River the Cat. I’m pretty sure my youngest feline thinks he was born from my uterus. We took him in from a family member who took him from a poor living condition – a one bedroom apartment with several other cats and a handful of dogs. The first time I saw him, I told my Aunt, ‘He looks like he’s going to die, you shouldn’t have taken him home’. And it was true. The baby was a kitten, but because his health was so poor, he was emaciated and missing most of his teeth that had fallen out due to poor nutrition. He had mites so bad he couldn’t hear well through the black gunk in his ears and he had barely enough energy to breath through his horrible upper respiratory illness that he couldn’t play. Determined to not give up on him, I relieved him from my Aunt’s custody and took him home, but told my oldest child not to name him. I didn’t think he would make it through the weekend.
That was two years ago. The Vet shook his head at me the first time he examined the cat, wondering why I wouldn’t just put him down and out of his misery – but I refused. There was no way to tell exactly how old he was, and the Vet was mostly sure he was a female. So we took him home, bathed him, and set him up in his own little safe house inside the old dog training crate, complete with a cat condo bed, little box and water/food bowl. During the day, we let the cat out to roam around our bedroom and at night he was put inside the crate to keep his ear flapping mess and snotty nose from ending up all over the room. We did this for one month. Slowly, as his cold improved, and his ear mites were taken care of…he started to play. First with a string here, a crunchy toy there and then our feet or hands under the blanket. Not long after this (we had already named him River, after one of our favorite Firefly characters) it was discovered that River was in fact…a boy. Several weeks of sniffing under the door and we finally felt confident our older g’pa cat, P.J. and our mixed breed, 2 year old dog Zoey wouldn’t attack him. He is now best friends with both of them, tho the older cat will NEVER get friendly with the dog.
Last year, River got sick. It was Christmas day and I noticed he slept through all the crazy present opening and running around children and when we popped open the canned food – he barely lifted his head up off his favorite sleeping chair, which is MY favorite lounging chair, of course. The next day his condition worsened. He had diarrhea, and little interest in food or water. Two days after Christmas he stopped moving and we rushed him to the Vet. I cried the entire way there, knowing something was horribly wrong with him, and not knowing what it was. He was warm – really warm and non-responsive the entire twenty-minute drive. The nurses rushed to his aid when we arrived, lifted his limp and fevered body from my arms and took him away from me. His temperature was well over 102* but that night it spiked to 105*. His severe dehydration was shutting down his kidneys. After spending the night in the ER, with tests done and x-rays taken, the Doctors were unable to tell me exactly what happened. It would have cost thousands of dollars more to find out exactly what went wrong. He didn’t have an obstruction, as he started using the toilet before the Vet’s sent him back with us. It was a mystery. But one thing was clear – he very nearly died.

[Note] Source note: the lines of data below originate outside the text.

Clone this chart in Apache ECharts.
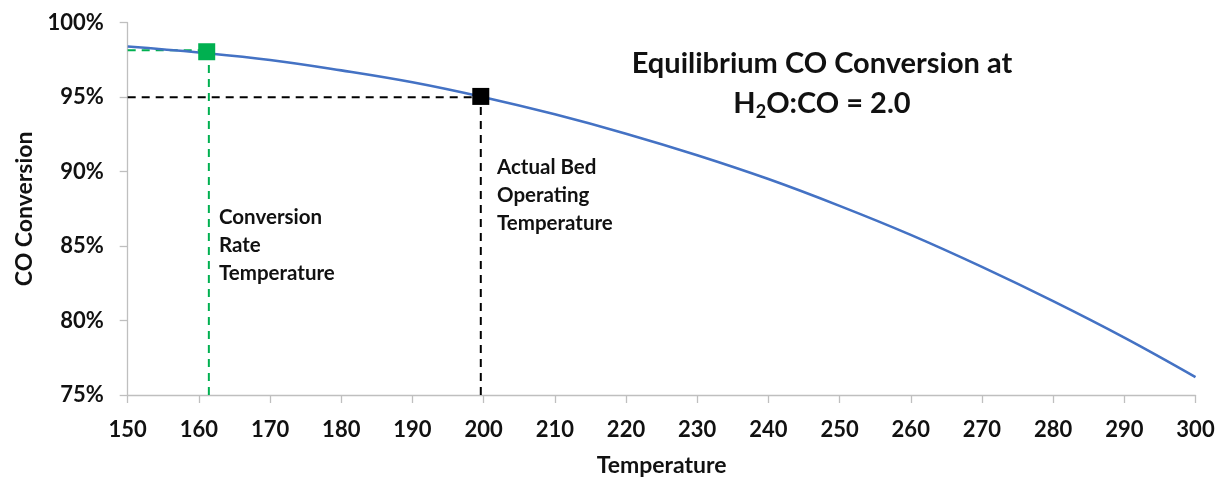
<!DOCTYPE html>
<html>
<head>
<meta charset="utf-8">
<script src="https://cdn.jsdelivr.net/npm/echarts@6/dist/echarts.min.js"></script>
<style>
html,body{margin:0;padding:0;background:#fff;}
#chart{width:1220px;height:482px;}
</style>
</head>
<body>
<div id="chart"></div>
<script>
// Temperatures (x) and equilibrium CO conversion (%)
const temperatures = [150, 160, 170, 180, 190, 200, 210, 220, 230, 240, 250, 260, 270, 280, 290, 300];
const conversion   = [98.4, 98.0, 97.5, 96.8, 96.0, 95.0, 93.85, 92.55, 91.1, 89.5, 87.7, 85.75, 83.6, 81.3, 78.85, 76.2];

// Marked operating points
const greenPoint = [161.1, 98.05];   // conversion rate temperature
const blackPoint = [199.6, 95.05];   // actual bed operating temperature

// Guide lines
const greenHLine = [[150, 98.15], [161.1, 98.15]];
const greenVLine = [[161.4, 75], [161.4, 98.05]];
const blackHLine = [[150, 95], [199.6, 95]];
const blackVLine = [[199.6, 75], [199.6, 95.05]];

// Axes
const xMin = 150, xMax = 300, xStep = 10;
const yMin = 75, yMax = 100, yStep = 5;

const titleLine1 = 'Equilibrium CO Conversion at';
const titleLine2 = 'H{sub|2}O:CO = 2.0';
const xName = 'Temperature';
const yName = 'CO Conversion';
const noteGreen = 'Conversion\nRate\nTemperature';
const noteBlack = 'Actual Bed\nOperating\nTemperature';

const FONT = 'Lato, "Open Sans", sans-serif';
const INK = '#111111';
const chart = echarts.init(document.getElementById('chart'), null, {renderer: 'canvas'});

const curveData = temperatures.map((t, i) => [t, conversion[i]]);

const option = {
  backgroundColor: '#ffffff',
  animation: false,
  textStyle: {fontFamily: FONT},
  grid: {left: 127.7, right: 24.5, top: 22.7, bottom: 84.5, containLabel: false},
  xAxis: {
    type: 'value', min: xMin, max: xMax, interval: xStep,
    name: xName, nameLocation: 'middle', nameGap: 59,
    nameTextStyle: {fontFamily: FONT, fontWeight: 'bold', fontSize: 23, color: INK},
    axisLine: {show: true, lineStyle: {color: '#BFBFBF', width: 1.3}},
    axisTick: {show: true, length: 8, lineStyle: {color: '#BFBFBF', width: 1.3}},
    axisLabel: {fontFamily: FONT, fontWeight: 'bold', fontSize: 22, color: INK, margin: 24},
    splitLine: {show: false}
  },
  yAxis: {
    type: 'value', min: yMin, max: yMax, interval: yStep,
    name: yName, nameLocation: 'middle', nameGap: 92, nameRotate: 90,
    nameTextStyle: {fontFamily: FONT, fontWeight: 'bold', fontSize: 23, color: INK},
    axisLine: {show: true, lineStyle: {color: '#BFBFBF', width: 1.3}},
    axisTick: {show: true, length: 8, lineStyle: {color: '#BFBFBF', width: 1.3}},
    axisLabel: {fontFamily: FONT, fontWeight: 'bold', fontSize: 22, color: INK, margin: 24,
      formatter: '{value}%'},
    splitLine: {show: false}
  },
  title: [{
    text: titleLine1 + '\n' + titleLine2,
    left: 817, top: 39, textAlign: 'center',
    textStyle: {
      fontFamily: FONT, fontWeight: 'bold', fontSize: 29, color: INK, lineHeight: 40,
      rich: {
        sub: {fontFamily: FONT, fontWeight: 'bold', fontSize: 18, lineHeight: 18, padding: [16, 0, 0, 0], color: INK}
      }
    }
  }],
  graphic: [
    {type: 'text', left: 219, top: 203,
      style: {text: noteGreen, font: 'bold 20.5px ' + FONT, fill: INK, lineHeight: 28}},
    {type: 'text', left: 497, top: 153,
      style: {text: noteBlack, font: 'bold 20.5px ' + FONT, fill: INK, lineHeight: 28}}
  ],
  series: [
    {type: 'line', data: greenHLine, symbol: 'none', silent: true,
      lineStyle: {color: '#00B050', width: 2, type: [8, 6]}, z: 3},
    {type: 'line', data: greenVLine, symbol: 'none', silent: true,
      lineStyle: {color: '#00B050', width: 2, type: [8, 6]}, z: 3},
    {type: 'line', data: blackHLine, symbol: 'none', silent: true,
      lineStyle: {color: '#000000', width: 2, type: [8, 6]}, z: 3},
    {type: 'line', data: blackVLine, symbol: 'none', silent: true,
      lineStyle: {color: '#000000', width: 2, type: [8, 6]}, z: 3},
    {type: 'line', data: curveData, smooth: 0.4, symbol: 'none', silent: true,
      lineStyle: {color: '#4472C4', width: 2.6}, z: 4},
    {type: 'scatter', data: [greenPoint], symbol: 'rect', symbolSize: 17, silent: true,
      itemStyle: {color: '#00B050', opacity: 1}, z: 5},
    {type: 'scatter', data: [blackPoint], symbol: 'rect', symbolSize: 17, silent: true,
      itemStyle: {color: '#000000', opacity: 1}, z: 5}
  ]
};
chart.setOption(option);
</script>
</body>
</html>
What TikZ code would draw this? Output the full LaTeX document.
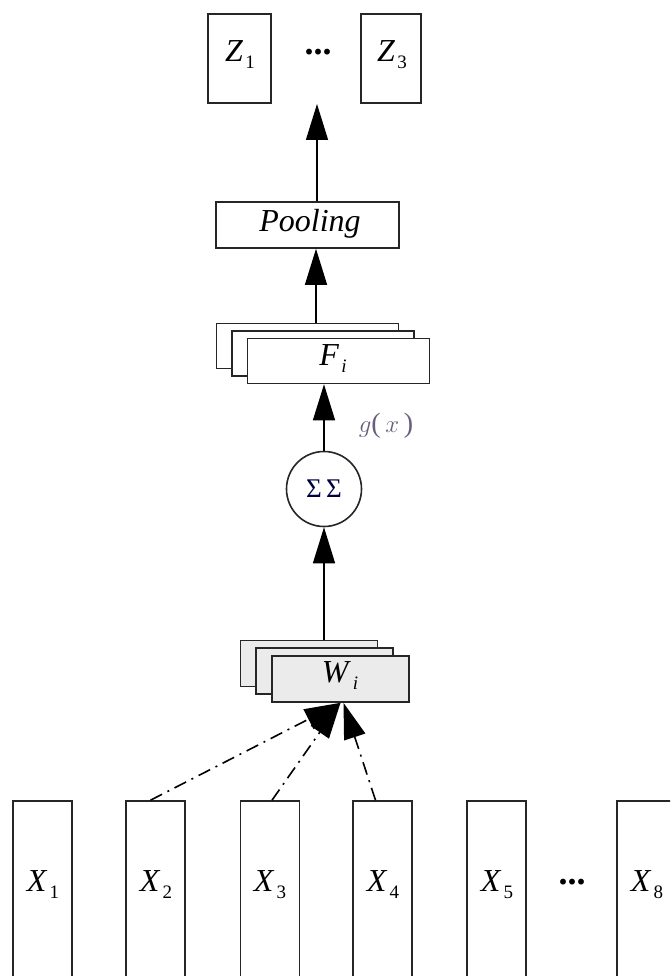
\documentclass[tikz,border=0pt]{standalone}
\usepackage{fontspec}
\setmainfont{Liberation Serif}
\usetikzlibrary{arrows.meta}
\newcommand{\sublab}[2]{\textit{#1}\kern2pt\raisebox{-7pt}{\fontsize{19}{19}\selectfont #2}}
\begin{document}
\begin{tikzpicture}[x=1pt,y=-1pt,
  box/.style={draw=black!85, line width=1.6pt, fill=white, rectangle, inner sep=0pt},
  wbox/.style={box, fill=black!8, minimum width=137pt, minimum height=46pt},
  fbox/.style={box, minimum width=182pt, minimum height=45pt},
  xbox/.style={box, minimum width=59pt, minimum height=200pt},
  txt/.style={font=\fontsize{32}{36}\selectfont, inner sep=0pt},
  dots/.style={inner sep=0pt, font=\fontsize{36}{36}\selectfont\bfseries},
  arr/.style={line width=1.4pt, -{Triangle[length=36pt,width=22pt]}},
  darr/.style={arr, line width=1.6pt, dash pattern=on 13pt off 6pt on 2pt off 6pt}]
\useasboundingbox (0,0) rectangle (670,976);
\clip (0,0) rectangle (670,976);
\fill[white] (0,0) rectangle (670,976);
% top outputs
\node[box, minimum width=63pt, minimum height=89pt] (z1) at (239.5,58.5) {};
\node[box, minimum width=60pt, minimum height=89pt] (z3) at (391,58.5) {};
\node[txt] (z1l) at (240,55) {\sublab{Z}{1}};
\node[txt] (z3l) at (392,55) {\sublab{Z}{3}};
\node[dots] (zdots) at (318,52) {...};
\coordinate (ztip) at (317,104);
% pooling
\node[box, minimum width=183pt, minimum height=46pt] (pool) at (307.5,225) {};
\node[txt] (pooll) at (310,224) {\textit{Pooling}};
% F stack
\node[fbox] (fb) at (307.5,346) {};
\node[fbox] (fm) at (323,353.5) {};
\node[fbox] (ff) at (338.5,361) {};
\node[txt] (fl) at (333,359) {\sublab{F}{\textit{i}}};
% sum
\node[circle, draw=black!85, line width=1.6pt, minimum size=75pt, inner sep=0pt] (sig) at (324,489) {};
\node[inner sep=0pt, font=\fontsize{27}{27}\selectfont, text=black!75!blue] (sigl) at (324,489) {Σ\,Σ};
\node[inner sep=0pt, font=\fontsize{28}{28}\selectfont, text={rgb,255:red,105;green,95;blue,125}] (gl) at (386,426) {$g$(\,$x$\,)};
% W stack
\node[wbox] (wb) at (309,663.5) {};
\node[wbox] (wm) at (324.5,671) {};
\node[wbox] (wf) at (340.5,679) {};
\node[txt] (wl) at (340,676) {\sublab{W}{\textit{i}}};
% inputs
\node[xbox] (x1) at (42.5,901) {};
\node[xbox] (x2) at (155.5,901) {};
\node[xbox] (x3) at (270,901) {};
\node[xbox] (x4) at (382.5,901) {};
\node[xbox] (x5) at (496.5,901) {};
\node[xbox] (x8) at (646.5,901) {};
\node[txt] (x1l) at (43,885) {\sublab{X}{1}};
\node[txt] (x2l) at (156,885) {\sublab{X}{2}};
\node[txt] (x3l) at (270,885) {\sublab{X}{3}};
\node[txt] (x4l) at (383,885) {\sublab{X}{4}};
\node[txt] (x5l) at (497,885) {\sublab{X}{5}};
\node[txt] (x8l) at (647,885) {\sublab{X}{8}};
\node[dots] (xdots) at (572,882) {...};
% connectors
\draw[arr] (pool.north -| ztip) -- (ztip);
\draw[arr] ([xshift=8.5pt]fb.north) -- ([xshift=8.5pt]pool.south);
\draw[arr] (sig.north) -- (sig.north |- ff.south);
\draw[arr] (sig.south |- wb.north) -- (sig.south);
\draw[darr] ([xshift=-5pt]x2.north) -- (wf.south);
\draw[darr] ([xshift=2pt]x3.north) -- (wf.south);
\draw[darr] ([xshift=-7pt]x4.north) -- ([xshift=3pt]wf.south);
\end{tikzpicture}
\end{document}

For one month we administered IV fluids to him at home. Two weeks might have been enough, but I was afraid of him becoming dehydrated again and his fever returning. When he started fighting off his doses of IV fluids and bit me during one of the last treatments, I knew River was a fighter – he wasn’t ready to leave us. Those few weeks spent in our room, in isolation, for the second time in our home, truly bonded River to me. He has always been a Momma’s Boy, but now that’s amplified. I believe he thinks he’s my human child. He greets me with kisses on my face, and still attempts to climb under the covers and snuggle with me – which is where I had him sleep this past New Year. If he was going to pass in the middle of the night, I didn’t want him to be alone.
River is a cat. He is not a human child. But he is still my baby. He is more of a mellow kitty now, but he has recovered. He somehow survived a rough start to life and a scary illness that should have claimed him – and yet he is still here…scratching up my furniture, playing nicely with my children, pawing at my arms when I’m typing on my computer, cleaning his feline brother and canine sister’s hair, coming when called by name, and kissing my nose as needed. He likes to lay next to the laptop as I write, perhaps listening to the keys clink, feeling the warm air from the machine, perhaps wondering what is so important that my hands spend all that time in one place, when they could be rubbing his ears or scratching the top of his head, or balancing him on one shoulder. Either way, he knows he is loved here, and I know he is grateful. Sometimes I catch River staring at me. Not in a ‘feed-me-now-human-or-I-will-revolt-and-piss-on-your-bed’ type of way. In a way that makes me wish I could read his thoughts. He’s one of my best friends and when he stares at me with his peaceful, green eyes, I like to think he’s saying the say thing to me.